I believe that China’s main concern is and if it isn’t then it should be is capital control. The name is very distasteful.  Using the word control and capital in the same sentence automatically give off the impression that some authoritative figure of force is infringing it’s right on your money and the free market system.  Every successful nation has some form of Capital control. Capital control can take the form of taxes, restrictions, tariffs even legislation. Think about it. What happens  if there was a shortage of Yuan within the Chinese economy. The government would have to print more money to replace the lost capital which causes inflation. Money, meaning fiat currency has no real value on its own. It has to be backed by a much needed resource or by manual labor. So for example, the average everyday consumer goes to work, make a product. That product would then get shipped to the docks, exported and sold to another neighboring nation that has a trade deal agreement, meaning they signed a contract, made a payment and agreed to buy my goods for the next few years. Trade deals should create jobs and make nations rich.
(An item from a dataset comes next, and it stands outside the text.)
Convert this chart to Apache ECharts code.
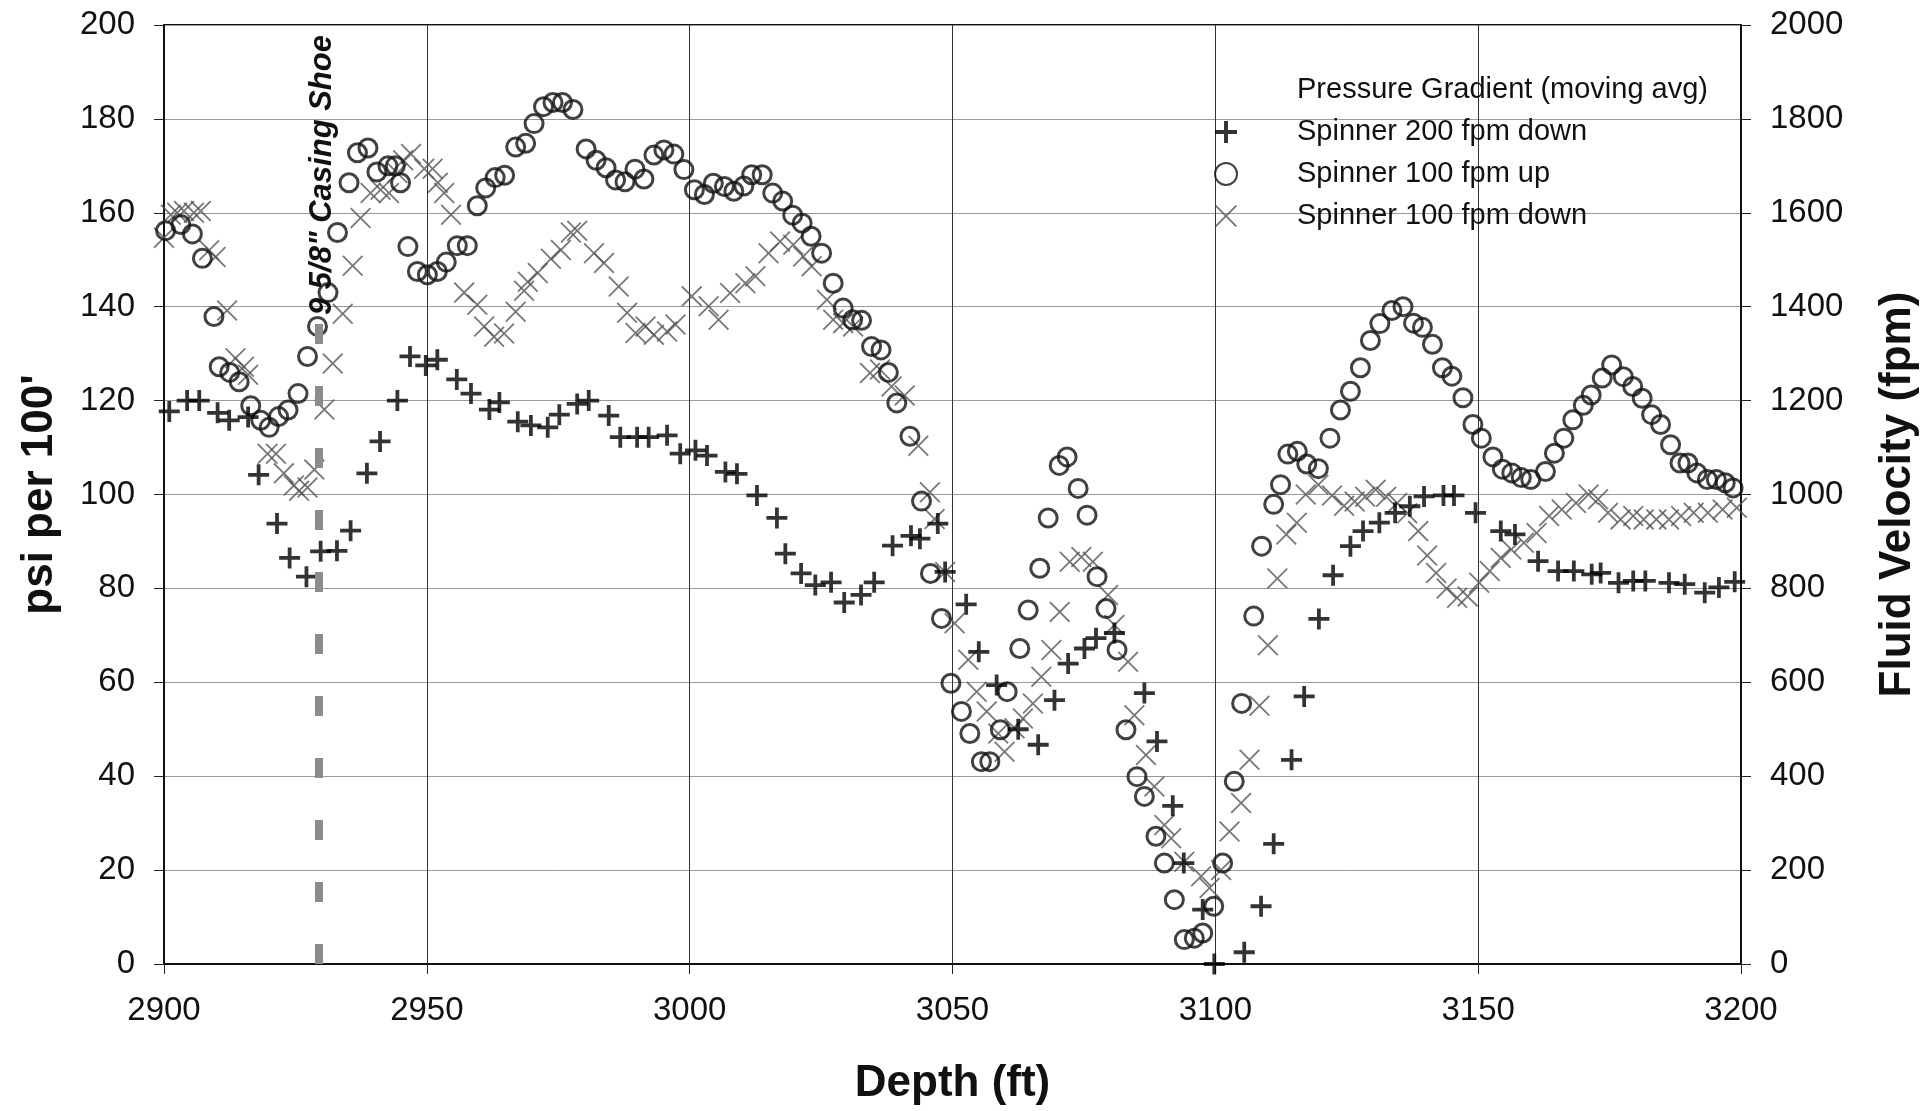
<!DOCTYPE html>
<html>
<head>
<meta charset="utf-8">
<script src="https://cdn.jsdelivr.net/npm/echarts@6/dist/echarts.min.js"></script>
<style>
  html, body { margin: 0; padding: 0; background: #fff; }
  #main { width: 1932px; height: 1111px; }
</style>
</head>
<body>
<div id="main"></div>
<script>
// depth (ft) and fluid velocity (fpm)
var spinner200Down = [
  [2901, 1177], [2904.4, 1200], [2906.7, 1200], [2910.2, 1174], [2912.4, 1158], [2916, 1165],
  [2918, 1042], [2921.5, 938], [2923.9, 865], [2927.1, 825], [2929.8, 879], [2932.9, 880],
  [2935.5, 923], [2938.6, 1045], [2941.1, 1113], [2944.4, 1200], [2946.8, 1294], [2949.8, 1275],
  [2952, 1287], [2955.7, 1245], [2958.4, 1215], [2961.9, 1181], [2963.8, 1196], [2967.3, 1155],
  [2969.8, 1147], [2973, 1143], [2975.2, 1170], [2978.6, 1193], [2980.8, 1200], [2984.6, 1168],
  [2986.8, 1122], [2990, 1122], [2992.2, 1122], [2995.7, 1126], [2998.2, 1087], [3001.1, 1094],
  [3003.3, 1083], [3006.8, 1048], [3009, 1044], [3012.8, 998], [3016.6, 950], [3018.2, 874],
  [3021.2, 832], [3023.9, 807], [3026.9, 813], [3029.4, 770], [3032.6, 786], [3035.1, 813],
  [3038.6, 891], [3042.1, 912], [3043.8, 906], [3047.2, 938], [3048.6, 835], [3052.6, 766],
  [3055, 665], [3058.4, 594], [3062.5, 500], [3066.3, 467], [3069.4, 562], [3072, 640],
  [3075.1, 672], [3077.3, 694], [3080.8, 705], [3086.5, 577], [3088.9, 474], [3091.9, 337],
  [3094, 215], [3097.6, 116], [3099.8, 0], [3105.5, 25], [3108.7, 123], [3111.1, 256],
  [3114.5, 435], [3116.9, 570], [3119.7, 735], [3122.4, 828], [3125.7, 890], [3128.1, 922],
  [3131.2, 940], [3134.2, 961], [3137, 975], [3139.7, 996], [3143.4, 998], [3145.4, 998],
  [3149.5, 961], [3154.3, 922], [3157, 915], [3161.4, 858], [3165.2, 837], [3168.2, 837],
  [3171.6, 830], [3173.3, 833], [3176.7, 812], [3179.5, 816], [3181.8, 816], [3186.3, 812],
  [3189.3, 809], [3193.1, 791], [3195.8, 802], [3198.8, 814]
];

var spinner100Up = [
  [2900.3, 1562], [2903.2, 1575], [2905.4, 1555], [2907.3, 1503], [2909.5, 1379], [2910.5, 1272],
  [2912.5, 1260], [2914.3, 1240], [2916.5, 1189], [2918.4, 1158], [2920, 1143], [2921.8, 1166],
  [2923.6, 1180], [2925.5, 1215], [2927.3, 1294], [2929.2, 1358], [2931.2, 1430], [2933, 1558],
  [2935.2, 1664], [2936.8, 1728], [2938.8, 1738], [2940.5, 1687], [2942.6, 1700], [2944, 1700],
  [2945, 1664], [2946.4, 1528], [2948.2, 1475], [2950.1, 1468], [2952, 1475], [2953.7, 1495],
  [2955.8, 1530], [2957.7, 1530], [2959.6, 1615], [2961.2, 1653], [2963, 1675], [2964.8, 1680],
  [2966.9, 1740], [2968.8, 1748], [2970.4, 1790], [2972.2, 1826], [2974, 1835], [2975.8, 1835],
  [2977.8, 1820], [2980.3, 1736], [2982.2, 1712], [2984.1, 1696], [2985.9, 1670], [2987.7, 1666],
  [2989.6, 1693], [2991.3, 1672], [2993.2, 1723], [2995.1, 1734], [2997, 1725], [2998.9, 1692],
  [3000.9, 1649], [3002.8, 1639], [3004.5, 1663], [3006.6, 1656], [3008.4, 1646], [3010.3, 1657],
  [3011.8, 1681], [3013.8, 1681], [3015.8, 1642], [3017.7, 1625], [3019.6, 1595], [3021.4, 1578],
  [3023.1, 1550], [3025.1, 1514], [3027.3, 1450], [3029.2, 1397], [3031, 1372], [3032.7, 1371],
  [3034.6, 1315], [3036.4, 1308], [3037.8, 1260], [3039.4, 1195], [3041.9, 1124], [3044.1, 986],
  [3045.8, 832], [3047.9, 736], [3049.7, 598], [3051.7, 538], [3053.3, 491], [3055.5, 431],
  [3057.1, 431], [3059.1, 499], [3060.4, 580], [3062.8, 672], [3064.4, 754], [3066.6, 843],
  [3068.2, 950], [3070.3, 1062], [3071.8, 1080], [3073.9, 1013], [3075.6, 956], [3077.5, 825],
  [3079.2, 757], [3081.3, 669], [3083, 499], [3085.1, 399], [3086.5, 357], [3088.7, 272],
  [3090.3, 215], [3092.2, 137], [3094.1, 52], [3096, 55], [3097.6, 66], [3099.7, 123],
  [3101.4, 215], [3103.6, 389], [3105, 555], [3107.3, 741], [3108.8, 890], [3111.1, 979],
  [3112.4, 1021], [3113.8, 1086], [3115.6, 1092], [3117.4, 1065], [3119.6, 1055], [3121.8, 1120],
  [3123.8, 1180], [3125.7, 1220], [3127.6, 1270], [3129.5, 1328], [3131.3, 1364], [3133.6, 1392],
  [3135.7, 1400], [3137.7, 1365], [3139.4, 1356], [3141.3, 1320], [3143.2, 1270], [3145, 1252],
  [3147.1, 1206], [3149, 1149], [3150.6, 1120], [3152.8, 1080], [3154.6, 1054], [3156.4, 1046],
  [3158.2, 1036], [3160, 1032], [3162.8, 1049], [3164.5, 1088], [3166.3, 1120], [3168, 1159],
  [3170, 1190], [3171.5, 1212], [3173.6, 1248], [3175.4, 1276], [3177.6, 1251], [3179.4, 1230],
  [3181.2, 1205], [3183, 1170], [3184.7, 1149], [3186.6, 1106], [3188.4, 1067], [3189.9, 1067],
  [3191.6, 1046], [3193.6, 1032], [3195.3, 1032], [3197, 1025], [3198.5, 1014]
];

var spinner100Down = [
  [2900, 1547], [2901.3, 1596], [2902.5, 1600], [2903.8, 1604], [2905.7, 1600], [2907, 1604],
  [2908.6, 1520], [2909.8, 1506], [2912, 1392], [2913.6, 1290], [2915.2, 1272], [2916, 1255],
  [2919.7, 1087], [2921.3, 1087], [2922.8, 1045], [2924.7, 1019], [2925.7, 1008], [2927.3, 1015],
  [2928.6, 1053], [2930.5, 1181], [2932.1, 1279], [2934, 1385], [2935.9, 1487], [2937.4, 1589],
  [2939.3, 1642], [2941.2, 1649], [2942.8, 1642], [2944.4, 1685], [2945.5, 1712], [2947, 1725],
  [2949.5, 1694], [2951.1, 1694], [2952.1, 1664], [2953.3, 1642], [2954.6, 1596], [2957.1, 1430],
  [2959.6, 1404], [2960.9, 1358], [2962.8, 1336], [2964.7, 1343], [2966.9, 1389], [2968.5, 1434],
  [2969.2, 1453], [2971.1, 1472], [2973.6, 1502], [2975.5, 1521], [2977.4, 1558], [2978.6, 1562],
  [2981.8, 1514], [2983.7, 1493], [2986.5, 1443], [2988.1, 1387], [2989.7, 1344], [2991.6, 1358],
  [2993.2, 1340], [2995.7, 1347], [2997.3, 1362], [3000.4, 1422], [3003.6, 1401], [3005.5, 1372],
  [3007.7, 1429], [3010.6, 1450], [3012.5, 1465], [3015, 1514], [3017.2, 1539], [3019.7, 1532],
  [3021.6, 1507], [3023.2, 1486], [3026.1, 1415], [3027.3, 1372], [3029.2, 1365], [3031.1, 1358],
  [3034.3, 1259], [3036.2, 1266], [3038.4, 1230], [3040.9, 1211], [3043.5, 1104], [3045.7, 1005],
  [3046.6, 948], [3048.6, 835], [3050.4, 726], [3053, 648], [3054.6, 580], [3056.5, 538],
  [3058.7, 491], [3059.9, 452], [3061.8, 502], [3063.4, 523], [3065.3, 555], [3066.9, 612],
  [3068.8, 669], [3070.4, 750], [3072.3, 857], [3074.5, 867], [3076.7, 857], [3079.6, 786],
  [3080.8, 722], [3083.4, 644], [3084.6, 530], [3086.8, 445], [3088.4, 378], [3090.3, 296],
  [3091.6, 268], [3094.1, 218], [3097.3, 187], [3098.9, 162], [3101.1, 200], [3102.7, 282],
  [3104.9, 343], [3106.5, 435], [3108.4, 550], [3110, 679], [3111.8, 821], [3113.5, 915],
  [3115.5, 940], [3117.2, 1000], [3119.6, 1021], [3122.2, 998], [3124.5, 976], [3126.5, 985],
  [3128.5, 995], [3130.5, 1010], [3132.5, 995], [3134.6, 982], [3136.5, 960], [3138.6, 922],
  [3140.3, 870], [3142, 833], [3144, 800], [3146, 780], [3148, 783], [3150.2, 812],
  [3152.2, 837], [3154.3, 865], [3156.3, 883], [3158.7, 897], [3161.1, 918], [3163.5, 954],
  [3165.9, 968], [3168.6, 982], [3171, 1000], [3172.8, 990], [3174.7, 961], [3177.1, 947],
  [3179.5, 954], [3181.5, 947], [3183.9, 947], [3186.3, 947], [3188.6, 954], [3191, 961],
  [3193.7, 961], [3196.5, 968], [3199.2, 972]
];

var casingShoeDepth = 2929.5;
var casingShoeTop = 1365;
var casingShoeLabelBase = 1395;

var seriesNames = ['Pressure Gradient (moving avg)', 'Spinner 200 fpm down', 'Spinner 100 fpm up', 'Spinner 100 fpm down'];

var plusPath = 'path://M-1.8,-10L1.8,-10L1.8,-1.8L10,-1.8L10,1.8L1.8,1.8L1.8,10L-1.8,10L-1.8,1.8L-10,1.8L-10,-1.8L-1.8,-1.8Z';
var crossPath = 'path://M-10,-8.8L-8.8,-10L0,-1.2L8.8,-10L10,-8.8L1.2,0L10,8.8L8.8,10L0,1.2L-8.8,10L-10,8.8L-1.2,0Z';

var font = 'Liberation Sans';

function plainNumber(v) {
  return String(v);
}

(function () {
  var chart = echarts.init(document.getElementById('main'));

  var option = {
    animation: false,
    backgroundColor: '#fff',
    textStyle: { fontFamily: font },
    grid: {
      left: 164, right: 191, top: 25, bottom: 145,
      show: true, borderColor: '#111', borderWidth: 2
    },
    legend: {
      orient: 'vertical',
      left: 1214,
      top: 69,
      padding: 0,
      itemGap: 0,
      itemWidth: 22,
      itemHeight: 22,
      selectedMode: false,
      textStyle: { fontSize: 29, color: '#111', lineHeight: 42, padding: [0, 0, 0, 55], fontFamily: font },
      data: [
        { name: seriesNames[0], icon: 'none' },
        { name: seriesNames[1], icon: plusPath },
        { name: seriesNames[2], icon: 'circle' },
        { name: seriesNames[3], icon: crossPath }
      ]
    },
    xAxis: {
      type: 'value',
      min: 2900, max: 3200, interval: 50,
      name: 'Depth (ft)',
      nameLocation: 'middle',
      nameGap: 98,
      nameTextStyle: { fontSize: 44, fontWeight: 'bold', color: '#111', fontFamily: font },
      axisLine: { show: true, lineStyle: { color: '#111', width: 2 } },
      axisTick: { show: true, length: 10, lineStyle: { color: '#222' } },
      axisLabel: { fontSize: 33, color: '#111', margin: 30, fontFamily: font, formatter: plainNumber },
      splitLine: { show: true, lineStyle: { color: '#333', width: 1 } }
    },
    yAxis: [
      {
        type: 'value',
        min: 0, max: 200, interval: 20,
        name: "psi per 100'",
        nameLocation: 'middle',
        nameRotate: 90,
        nameGap: 102,
        nameTextStyle: { fontSize: 44, fontWeight: 'bold', color: '#111', fontFamily: font },
        axisLine: { show: true, lineStyle: { color: '#111', width: 2 } },
        axisTick: { show: true, length: 10, lineStyle: { color: '#222' } },
        axisLabel: { fontSize: 33, color: '#111', margin: 29, fontFamily: font, formatter: plainNumber },
        splitLine: { show: true, lineStyle: { color: '#9a9a9a', width: 1 } }
      },
      {
        type: 'value',
        min: 0, max: 2000, interval: 200,
        position: 'right',
        name: 'Fluid Velocity (fpm)',
        nameLocation: 'middle',
        nameRotate: 90,
        nameGap: 135,
        nameTextStyle: { fontSize: 44, fontWeight: 'bold', color: '#111', fontFamily: font },
        axisLine: { show: true, lineStyle: { color: '#111', width: 2 } },
        axisTick: { show: true, length: 10, lineStyle: { color: '#222' } },
        axisLabel: { fontSize: 33, color: '#111', margin: 29, fontFamily: font, formatter: plainNumber },
        splitLine: { show: false }
      }
    ],
    series: [
      {
        name: seriesNames[0],
        type: 'line',
        yAxisIndex: 0,
        data: []
      },
      {
        name: seriesNames[3],
        type: 'scatter',
        yAxisIndex: 1,
        symbol: crossPath,
        symbolSize: 21,
        itemStyle: { color: '#555' },
        data: spinner100Down
      },
      {
        name: seriesNames[2],
        type: 'scatter',
        yAxisIndex: 1,
        symbol: 'circle',
        symbolSize: 18,
        itemStyle: { color: 'rgba(0,0,0,0)', borderColor: '#111', borderWidth: 3 },
        data: spinner100Up
      },
      {
        name: seriesNames[1],
        type: 'scatter',
        yAxisIndex: 1,
        symbol: plusPath,
        symbolSize: 21,
        itemStyle: { color: '#000' },
        data: spinner200Down,
        markLine: {
          silent: true,
          symbol: ['none', 'none'],
          label: { show: false },
          lineStyle: { color: '#8c8c8c', width: 8, type: [20, 42] },
          data: [[{ coord: [casingShoeDepth, 0] }, { coord: [casingShoeDepth, casingShoeTop] }]]
        }
      }
    ]
  };
  chart.setOption(option);

  // casing shoe label sits on top of the dashed line
  var p = chart.convertToPixel({ xAxisIndex: 0, yAxisIndex: 1 }, [casingShoeDepth, casingShoeLabelBase]);
  chart.setOption({
    graphic: [{
      type: 'text',
      x: p[0] + 3,
      y: p[1] + 6,
      rotation: Math.PI / 2,
      style: {
        text: '9 5/8" Casing Shoe',
        fill: '#111',
        font: 'italic bold 31px "Liberation Sans"',
        textAlign: 'left',
        textVerticalAlign: 'middle'
      }
    }]
  });
})();
</script>
</body>
</html>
So let’s say that China sold fifty billion dollars in good at one yuan per good they should have fifty billion yuan. So here comes crypto currency, something that is not backed by a good or service but by computer algorithms. 

Let’s inject fifty billion of that into the Chinese Economy it would zero out China’s real money earned from their trade deal through inflation. That basically means that you would have millions of people walking around spending money without having to work for it or give up a desirable resource, consuming resources and demanding more, forcing manufacturers to increase the pricing of their goods and/or services, in an attempt to maximize their earning potential, with the end result being inflation or a scarcity of that particular resource.